WHAT IS NEEDED:
Without including the pictures, copy out every line below.
====== DATA SHOWN ======
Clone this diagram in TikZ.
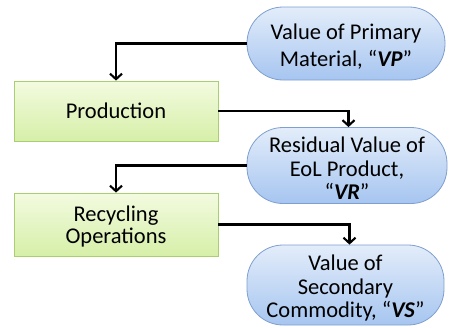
\documentclass[tikz,border=0pt]{standalone}
\usepackage{fontspec}
\setmainfont{Carlito}
\usetikzlibrary{arrows.meta}
\definecolor{valedge}{HTML}{7E9FCF}
\definecolor{valtop}{HTML}{E3EDFA}
\definecolor{valbot}{HTML}{A6C5F0}
\definecolor{procedge}{HTML}{A9CF72}
\definecolor{proctop}{HTML}{F3FBE0}
\definecolor{procbot}{HTML}{D6EFA8}
\tikzset{
  valuebox/.style={draw=valedge, line width=0.8pt, rounded corners=36pt,
    top color=valtop, bottom color=valbot, inner sep=0pt},
  procbox/.style={draw=procedge, line width=0.8pt,
    top color=proctop, bottom color=procbot, inner sep=0pt,
    minimum width=204pt},
  boxtext/.style={align=center, inner sep=0pt,
    font=\fontsize{22.5}{23.5}\selectfont},
  flow/.style={line width=2.1pt, -{Straight Barb[length=5.5pt,width=12pt,line width=2.1pt]}}
}
\begin{document}
\begin{tikzpicture}[x=1pt,y=-1pt]
  \useasboundingbox (0,0) rectangle (449,327);
  % value nodes on the right
  \node[valuebox, minimum width=198pt, minimum height=73pt] (vp) at (346,43.5) {};
  \node[valuebox, minimum width=200pt, minimum height=76pt] (vr) at (347,165.5) {};
  \node[valuebox, minimum width=197pt, minimum height=80pt] (vs) at (345.5,285) {};
  % process nodes on the left
  \node[procbox, minimum height=60pt] (prod) at (116,111) {};
  \node[procbox, minimum height=63pt] (rec) at (116,224.5) {};
  % texts
  \node[boxtext, font=\fontsize{22.5}{27}\selectfont] (vpt) at ([yshift=-3pt]vp.center)
    {Value of Primary\\Material, “\textbf{\textit{VP}}”};
  \node[boxtext] (vrt) at ([yshift=-3pt]vr.center)
    {Residual Value of\\EoL Product,\\“\textbf{\textit{VR}}”};
  \node[boxtext] (vst) at ([yshift=-3pt]vs.center)
    {Value of\\Secondary\\Commodity, “\textbf{\textit{VS}}”};
  \node[boxtext] (prodt) at (prod.center) {Production};
  \node[boxtext, font=\fontsize{22.5}{22}\selectfont] (rect) at ([yshift=-2pt]rec.center)
    {Recycling\\Operations};
  % flows
  \draw[flow] (vp.west) -| (prod.north);
  \draw[flow] (prod.east) -| ([xshift=1.5pt]vr.north);
  \draw[flow] (vr.west) -| (rec.north);
  \draw[flow] (rec.east) -| ([xshift=4pt]vs.north);
\end{tikzpicture}
\end{document}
======
FINISHED TASK:
Clone this diagram in TikZ.
\documentclass[tikz,border=0pt]{standalone}
\usepackage{fontspec}
\setmainfont{Carlito}
\usetikzlibrary{arrows.meta}
\definecolor{valedge}{HTML}{7E9FCF}
\definecolor{valtop}{HTML}{E3EDFA}
\definecolor{valbot}{HTML}{A6C5F0}
\definecolor{procedge}{HTML}{A9CF72}
\definecolor{proctop}{HTML}{F3FBE0}
\definecolor{procbot}{HTML}{D6EFA8}
\tikzset{
  valuebox/.style={draw=valedge, line width=0.8pt, rounded corners=36pt,
    top color=valtop, bottom color=valbot, inner sep=0pt},
  procbox/.style={draw=procedge, line width=0.8pt,
    top color=proctop, bottom color=procbot, inner sep=0pt,
    minimum width=204pt},
  boxtext/.style={align=center, inner sep=0pt,
    font=\fontsize{22.5}{23.5}\selectfont},
  flow/.style={line width=2.1pt, -{Straight Barb[length=5.5pt,width=12pt,line width=2.1pt]}}
}
\begin{document}
\begin{tikzpicture}[x=1pt,y=-1pt]
  \useasboundingbox (0,0) rectangle (449,327);
  % value nodes on the right
  \node[valuebox, minimum width=198pt, minimum height=73pt] (vp) at (346,43.5) {};
  \node[valuebox, minimum width=200pt, minimum height=76pt] (vr) at (347,165.5) {};
  \node[valuebox, minimum width=197pt, minimum height=80pt] (vs) at (345.5,285) {};
  % process nodes on the left
  \node[procbox, minimum height=60pt] (prod) at (116,111) {};
  \node[procbox, minimum height=63pt] (rec) at (116,224.5) {};
  % texts
  \node[boxtext, font=\fontsize{22.5}{27}\selectfont] (vpt) at ([yshift=-3pt]vp.center)
    {Value of Primary\\Material, “\textbf{\textit{VP}}”};
  \node[boxtext] (vrt) at ([yshift=-3pt]vr.center)
    {Residual Value of\\EoL Product,\\“\textbf{\textit{VR}}”};
  \node[boxtext] (vst) at ([yshift=-3pt]vs.center)
    {Value of\\Secondary\\Commodity, “\textbf{\textit{VS}}”};
  \node[boxtext] (prodt) at (prod.center) {Production};
  \node[boxtext, font=\fontsize{22.5}{22}\selectfont] (rect) at ([yshift=-2pt]rec.center)
    {Recycling\\Operations};
  % flows
  \draw[flow] (vp.west) -| (prod.north);
  \draw[flow] (prod.east) -| ([xshift=1.5pt]vr.north);
  \draw[flow] (vr.west) -| (rec.north);
  \draw[flow] (rec.east) -| ([xshift=4pt]vs.north);
\end{tikzpicture}
\end{document}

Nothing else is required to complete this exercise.